GM plant takes final orders for vans

Officials calculating time needed before the closing

February 04, 2005|By Stacey Hirsh | Stacey Hirsh,SUN STAFF

General Motors accepted final orders this week for the last vans to be manufactured at its Baltimore plant, moving the 70-year-old Broening Highway factory another step closer to its shutdown this year.

The deadline to order the vans was Monday, said Dan Flores, a GM spokesman. He said company officials are calculating how many production days will be needed to fill the plant's final orders so they can schedule a closing date for the factory. About 1,100 workers at the plant are waiting for a shutdown date so they can prepare for early retirement, a transfer to another factory or layoffs.

General Motors announced in November that it would close the plant in Southeast Baltimore sometime in 2005.

"We definitely do not have an approved build-out date," Flores said, "but we're working our way toward that."

Based on past factory shutdowns, experts said production likely will slow as the Baltimore plant fulfills its final vehicle orders and prepares to close.

Michael Flynn, director of the office for the study of automotive transportation at the University of Michigan's Transportation Research Institute, said the plant could shut down in stages, laying off some workers before it closes for good.

Workers must learn of the plant's closing date at least 60 days before its shutdown, as required by federal law. Possible options for the workers once the plant closes include retirement or being placed on layoff status, which means an employee will receive part of his or her take-home pay and be eligible for unemployment benefits.

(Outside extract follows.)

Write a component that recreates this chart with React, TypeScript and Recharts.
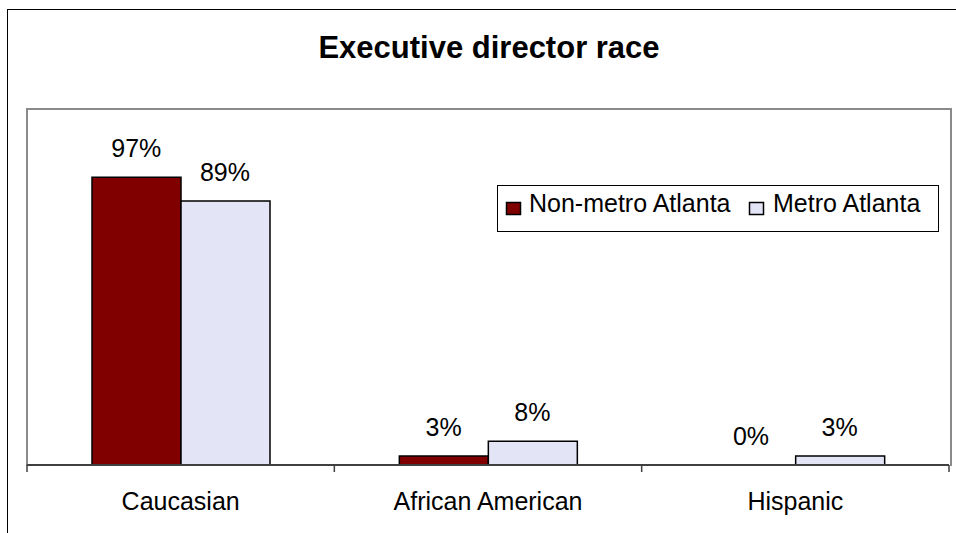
import { ComposedChart, Bar, Line, XAxis, YAxis, Legend, LabelList } from "recharts";

const categories = ["Caucasian", "African American", "Hispanic"];
const nonMetro = [97, 3, 0];
const metro = [89, 8, 3];
const seriesNames = ["Non-metro Atlanta", "Metro Atlanta"];
const seriesColors = ["#800000", "#E4E4F7"];

const data = categories.map((c, i) => ({
  category: c,
  nonMetro: nonMetro[i],
  metro: metro[i],
}));

const FONT = "'Liberation Sans', Arial, sans-serif";
const W = 956;
const H = 533;
const AXIS_H = 30;
const CAT_GAP = 65;
const margin = { top: 109, right: 7, bottom: 68 - AXIS_H, left: 27 };
const band = (W - margin.left - margin.right) / categories.length;
const barW = (band - 2 * CAT_GAP) / 2;

function CategoryTick(props: any) {
  const { x, y, payload, index } = props;
  const half = band / 2;
  return (
    <g>
      <line x1={x - half} x2={x - half} y1={y} y2={y + 7} stroke="#404040" strokeWidth={1.5} />
      {index === categories.length - 1 && (
        <line x1={x + half} x2={x + half} y1={y} y2={y + 7} stroke="#404040" strokeWidth={1.5} />
      )}
      <text x={x} y={y + 45} textAnchor="middle" fontSize={25} fontFamily={FONT} fill="#000">
        {payload.value}
      </text>
    </g>
  );
}

// value label drawn from a line point (category centre), shifted onto its bar
const valueLabel = (shift: number) => (props: any) => {
  const { x, y, value } = props;
  return (
    <text x={x + shift} y={y - 20} textAnchor="middle" fontSize={25} fontFamily={FONT} fill="#000">
      {`${value}%`}
    </text>
  );
};

function LegendBox() {
  return (
    <svg width={442} height={47} style={{ display: "block" }}>
      <rect x={0.5} y={0.5} width={441} height={46} fill="#fff" stroke="#000" strokeWidth={1} />
      <rect x={9.5} y={17.5} width={14} height={12} fill={seriesColors[0]} stroke="#000" strokeWidth={1.5} />
      <text x={32} y={27} fontSize={25} fontFamily={FONT} fill="#000">{seriesNames[0]}</text>
      <rect x={252.5} y={17.5} width={14} height={12} fill={seriesColors[1]} stroke="#000" strokeWidth={1.5} />
      <text x={276} y={27} fontSize={25} fontFamily={FONT} fill="#000">{seriesNames[1]}</text>
    </svg>
  );
}

export default function App() {
  return (
    <div style={{ position: "absolute", left: 0, top: 0, width: W, height: H, overflow: "hidden", background: "#fff" }}>
      {/* outer chart frame, runs off the right and bottom edges */}
      <div style={{ position: "absolute", left: 7, top: 9, width: 1000, height: 600, border: "1.5px solid #000" }} />
      {/* plot area frame */}
      <div
        style={{
          position: "absolute",
          left: margin.left - 1,
          top: margin.top - 1,
          width: W - margin.left - margin.right,
          height: H - margin.top - margin.bottom - AXIS_H,
          border: "2px solid #8a8a8a",
          borderBottom: "none",
        }}
      />
      <svg width={W} height={80} style={{ position: "absolute", left: 0, top: 0 }}>
        <text x={489} y={58} textAnchor="middle" fontSize={31} fontWeight="bold" fontFamily={FONT} fill="#000">
          Executive director race
        </text>
      </svg>
      <div style={{ position: "absolute", left: 0, top: 0 }}>
        <ComposedChart width={W} height={H} data={data} margin={margin} barCategoryGap={CAT_GAP} barGap={0}>
          <XAxis
            dataKey="category"
            interval={0}
            height={AXIS_H}
            tickLine={false}
            tickSize={0}
            tickMargin={0}
            axisLine={{ stroke: "#404040", strokeWidth: 2 }}
            tick={<CategoryTick />}
          />
          <YAxis hide domain={[0, 120]} />
          <Legend
            layout="horizontal"
            verticalAlign="middle"
            align="center"
            content={() => <LegendBox />}
            wrapperStyle={{ position: "absolute", left: 497, top: 185, width: 442, height: 47 }}
          />
          <Bar dataKey="nonMetro" name={seriesNames[0]} fill={seriesColors[0]} stroke="#000" strokeWidth={1.5} isAnimationActive={false} />
          <Bar dataKey="metro" name={seriesNames[1]} fill={seriesColors[1]} stroke="#000" strokeWidth={1.5} isAnimationActive={false} />
          <Line dataKey="nonMetro" legendType="none" stroke="none" dot={false} activeDot={false} isAnimationActive={false}>
            <LabelList dataKey="nonMetro" content={valueLabel(-barW / 2)} />
          </Line>
          <Line dataKey="metro" legendType="none" stroke="none" dot={false} activeDot={false} isAnimationActive={false}>
            <LabelList dataKey="metro" content={valueLabel(barW / 2)} />
          </Line>
        </ComposedChart>
      </div>
    </div>
  );
}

Plant workers earn an average of $27 an hour.

If jobs are available, workers could be transferred to other GM facilities. Fourteen Broening Highway workers have moved to other plants, including the Allison Transmission plant in White Marsh, said Walter Plummer, president of United Auto Workers Local 239, which represents the factory's workers.

Once a giant in Baltimore's manufacturing community, the plant went to one shift from two in 2000.

Its workforce is a fraction of the 7,000 employees at its height 30 years ago.

Sales of the plant's Chevy Astro and GMC Safari vans have been dwindling, and in 2003 Broening Highway was the only major plant targeted for closing under a four-year contract reached between GM and the United Auto Workers.

State officials are lobbying the company to donate the Southeast Baltimore property to Maryland taxpayers once the plant is closed.

The state hopes to build a global trade and technology center at the site to study fuel cells and other transportation advances.

Maryland officials are writing a proposal for GM that explains its plan for the property. GM has said a decision about the plant's future will take years.

General Motors has been under increasing pressure from Wall Street to close some of its plants, said David E. Cole, chairman of the Center for Automotive Research in Ann Arbor, Mich.

The deadline for Astro and Safari van orders passing this week is another sign that the plant is near the end of its run, Cole said.

Plummer said that for many of the workers, the plant's closing still hasn't soaked in.

"I don't really think it's going to hit them until the final one or two days before the closing," he said.